Problem: Copy the data that follows exactly. Include no pictures.

— Start of Stored data —

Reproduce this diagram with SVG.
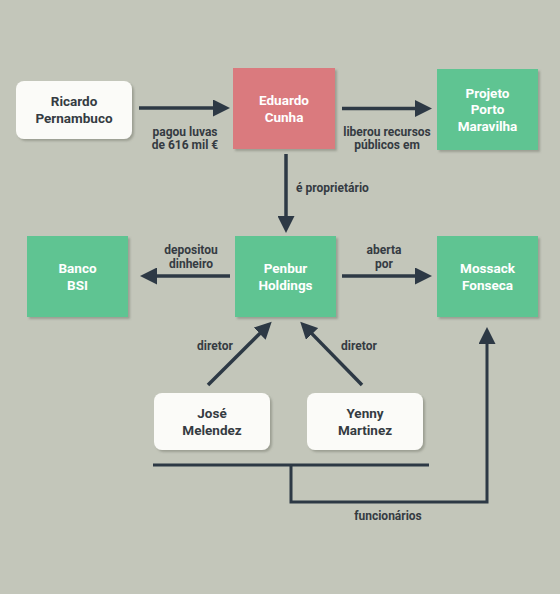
<svg xmlns="http://www.w3.org/2000/svg" width="560" height="594" viewBox="0 0 560 594">
<style>
.bg{fill:#c3c6ba}
.white{fill:#fbfbf8}
.green{fill:#5fc492}
.red{fill:#da7a7e}
.nt{font-family:Roboto,"Liberation Sans",sans-serif;font-weight:bold;font-size:13.5px;text-anchor:middle}
.dark{fill:#353b42}
.light{fill:#ffffff}
.lbl{font-family:Roboto,"Liberation Sans",sans-serif;font-weight:bold;font-size:12px;fill:#353b42;text-anchor:middle}
.ln{stroke:#2d3945;stroke-width:3.5;fill:none}
.br{stroke:#2d3945;stroke-width:3;fill:none}
</style>
<defs>
<filter id="sh" x="-10%" y="-10%" width="130%" height="130%">
<feDropShadow dx="2" dy="2" stdDeviation="1.2" flood-color="#6b6e62" flood-opacity="0.45"/>
</filter>
<marker id="ah" markerUnits="userSpaceOnUse" markerWidth="17" markerHeight="17" viewBox="0 0 17 17" refX="7" refY="8.5" orient="auto">
<path d="M0,0 L17,8.5 L0,17 z" fill="#2d3945"/>
</marker>
</defs>
<rect class="bg" x="0" y="0" width="560" height="594"/>

<g id="connectors">
<line class="ln" x1="139" y1="108" x2="220" y2="108" marker-end="url(#ah)"/>
<line class="ln" x1="342" y1="108.5" x2="422" y2="108.5" marker-end="url(#ah)"/>
<line class="ln" x1="286" y1="154" x2="286" y2="223" marker-end="url(#ah)"/>
<line class="ln" x1="230" y1="276" x2="150" y2="276" marker-end="url(#ah)"/>
<line class="ln" x1="342" y1="276" x2="422" y2="276" marker-end="url(#ah)"/>
<line class="ln" x1="208" y1="385" x2="264.6" y2="328.7" marker-end="url(#ah)"/>
<line class="ln" x1="362" y1="385" x2="307.2" y2="328.9" marker-end="url(#ah)"/>
<line class="br" x1="153" y1="465" x2="429" y2="465"/>
<path class="br" d="M291,465 V502 H487 V337" marker-end="url(#ah)"/>
<text class="lbl" x="185" y="136">pagou luvas</text>
<text class="lbl" x="185" y="149">de 616 mil €</text>
<text class="lbl" x="387" y="136">liberou recursos</text>
<text class="lbl" x="387" y="149">públicos em</text>
<text class="lbl" x="296" y="192" style="text-anchor:start">é proprietário</text>
<text class="lbl" x="191" y="254">depositou</text>
<text class="lbl" x="191" y="268">dinheiro</text>
<text class="lbl" x="384" y="254">aberta</text>
<text class="lbl" x="384" y="268">por</text>
<text class="lbl" x="215" y="350">diretor</text>
<text class="lbl" x="359" y="350">diretor</text>
<text class="lbl" x="388" y="520">funcionários</text>
</g>

<g id="ricardo">
<rect class="white" x="16" y="81" width="116" height="58" rx="8" filter="url(#sh)"/>
<text class="nt dark" x="74" y="106">Ricardo</text>
<text class="nt dark" x="74" y="123">Pernambuco</text>
</g>
<g id="eduardo">
<rect class="red" x="233" y="68" width="102" height="81" filter="url(#sh)"/>
<text class="nt light" x="284" y="104.5">Eduardo</text>
<text class="nt light" x="284" y="121.5">Cunha</text>
</g>
<g id="projeto">
<rect class="green" x="437" y="69" width="101" height="81" filter="url(#sh)"/>
<text class="nt light" x="487.5" y="97.5">Projeto</text>
<text class="nt light" x="487.5" y="114">Porto</text>
<text class="nt light" x="487.5" y="130.5">Maravilha</text>
</g>
<g id="banco">
<rect class="green" x="27" y="236" width="101" height="81" filter="url(#sh)"/>
<text class="nt light" x="77.5" y="272.5">Banco</text>
<text class="nt light" x="77.5" y="289.5">BSI</text>
</g>
<g id="penbur">
<rect class="green" x="235" y="236" width="101" height="81" filter="url(#sh)"/>
<text class="nt light" x="285.5" y="272.5">Penbur</text>
<text class="nt light" x="285.5" y="289.5">Holdings</text>
</g>
<g id="mossack">
<rect class="green" x="437" y="236" width="101" height="81" filter="url(#sh)"/>
<text class="nt light" x="487.5" y="272.5">Mossack</text>
<text class="nt light" x="487.5" y="289.5">Fonseca</text>
</g>
<g id="jose">
<rect class="white" x="154" y="393" width="116" height="57" rx="8" filter="url(#sh)"/>
<text class="nt dark" x="212" y="417.5">José</text>
<text class="nt dark" x="212" y="434.5">Melendez</text>
</g>
<g id="yenny">
<rect class="white" x="307" y="393" width="116" height="57" rx="8" filter="url(#sh)"/>
<text class="nt dark" x="365" y="417.5">Yenny</text>
<text class="nt dark" x="365" y="434.5">Martinez</text>
</g>
</svg>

— End of Stored data —

Answer to the task:
Reproduce this diagram with SVG.
<svg xmlns="http://www.w3.org/2000/svg" width="560" height="594" viewBox="0 0 560 594">
<style>
.bg{fill:#c3c6ba}
.white{fill:#fbfbf8}
.green{fill:#5fc492}
.red{fill:#da7a7e}
.nt{font-family:Roboto,"Liberation Sans",sans-serif;font-weight:bold;font-size:13.5px;text-anchor:middle}
.dark{fill:#353b42}
.light{fill:#ffffff}
.lbl{font-family:Roboto,"Liberation Sans",sans-serif;font-weight:bold;font-size:12px;fill:#353b42;text-anchor:middle}
.ln{stroke:#2d3945;stroke-width:3.5;fill:none}
.br{stroke:#2d3945;stroke-width:3;fill:none}
</style>
<defs>
<filter id="sh" x="-10%" y="-10%" width="130%" height="130%">
<feDropShadow dx="2" dy="2" stdDeviation="1.2" flood-color="#6b6e62" flood-opacity="0.45"/>
</filter>
<marker id="ah" markerUnits="userSpaceOnUse" markerWidth="17" markerHeight="17" viewBox="0 0 17 17" refX="7" refY="8.5" orient="auto">
<path d="M0,0 L17,8.5 L0,17 z" fill="#2d3945"/>
</marker>
</defs>
<rect class="bg" x="0" y="0" width="560" height="594"/>

<g id="connectors">
<line class="ln" x1="139" y1="108" x2="220" y2="108" marker-end="url(#ah)"/>
<line class="ln" x1="342" y1="108.5" x2="422" y2="108.5" marker-end="url(#ah)"/>
<line class="ln" x1="286" y1="154" x2="286" y2="223" marker-end="url(#ah)"/>
<line class="ln" x1="230" y1="276" x2="150" y2="276" marker-end="url(#ah)"/>
<line class="ln" x1="342" y1="276" x2="422" y2="276" marker-end="url(#ah)"/>
<line class="ln" x1="208" y1="385" x2="264.6" y2="328.7" marker-end="url(#ah)"/>
<line class="ln" x1="362" y1="385" x2="307.2" y2="328.9" marker-end="url(#ah)"/>
<line class="br" x1="153" y1="465" x2="429" y2="465"/>
<path class="br" d="M291,465 V502 H487 V337" marker-end="url(#ah)"/>
<text class="lbl" x="185" y="136">pagou luvas</text>
<text class="lbl" x="185" y="149">de 616 mil €</text>
<text class="lbl" x="387" y="136">liberou recursos</text>
<text class="lbl" x="387" y="149">públicos em</text>
<text class="lbl" x="296" y="192" style="text-anchor:start">é proprietário</text>
<text class="lbl" x="191" y="254">depositou</text>
<text class="lbl" x="191" y="268">dinheiro</text>
<text class="lbl" x="384" y="254">aberta</text>
<text class="lbl" x="384" y="268">por</text>
<text class="lbl" x="215" y="350">diretor</text>
<text class="lbl" x="359" y="350">diretor</text>
<text class="lbl" x="388" y="520">funcionários</text>
</g>

<g id="ricardo">
<rect class="white" x="16" y="81" width="116" height="58" rx="8" filter="url(#sh)"/>
<text class="nt dark" x="74" y="106">Ricardo</text>
<text class="nt dark" x="74" y="123">Pernambuco</text>
</g>
<g id="eduardo">
<rect class="red" x="233" y="68" width="102" height="81" filter="url(#sh)"/>
<text class="nt light" x="284" y="104.5">Eduardo</text>
<text class="nt light" x="284" y="121.5">Cunha</text>
</g>
<g id="projeto">
<rect class="green" x="437" y="69" width="101" height="81" filter="url(#sh)"/>
<text class="nt light" x="487.5" y="97.5">Projeto</text>
<text class="nt light" x="487.5" y="114">Porto</text>
<text class="nt light" x="487.5" y="130.5">Maravilha</text>
</g>
<g id="banco">
<rect class="green" x="27" y="236" width="101" height="81" filter="url(#sh)"/>
<text class="nt light" x="77.5" y="272.5">Banco</text>
<text class="nt light" x="77.5" y="289.5">BSI</text>
</g>
<g id="penbur">
<rect class="green" x="235" y="236" width="101" height="81" filter="url(#sh)"/>
<text class="nt light" x="285.5" y="272.5">Penbur</text>
<text class="nt light" x="285.5" y="289.5">Holdings</text>
</g>
<g id="mossack">
<rect class="green" x="437" y="236" width="101" height="81" filter="url(#sh)"/>
<text class="nt light" x="487.5" y="272.5">Mossack</text>
<text class="nt light" x="487.5" y="289.5">Fonseca</text>
</g>
<g id="jose">
<rect class="white" x="154" y="393" width="116" height="57" rx="8" filter="url(#sh)"/>
<text class="nt dark" x="212" y="417.5">José</text>
<text class="nt dark" x="212" y="434.5">Melendez</text>
</g>
<g id="yenny">
<rect class="white" x="307" y="393" width="116" height="57" rx="8" filter="url(#sh)"/>
<text class="nt dark" x="365" y="417.5">Yenny</text>
<text class="nt dark" x="365" y="434.5">Martinez</text>
</g>
</svg>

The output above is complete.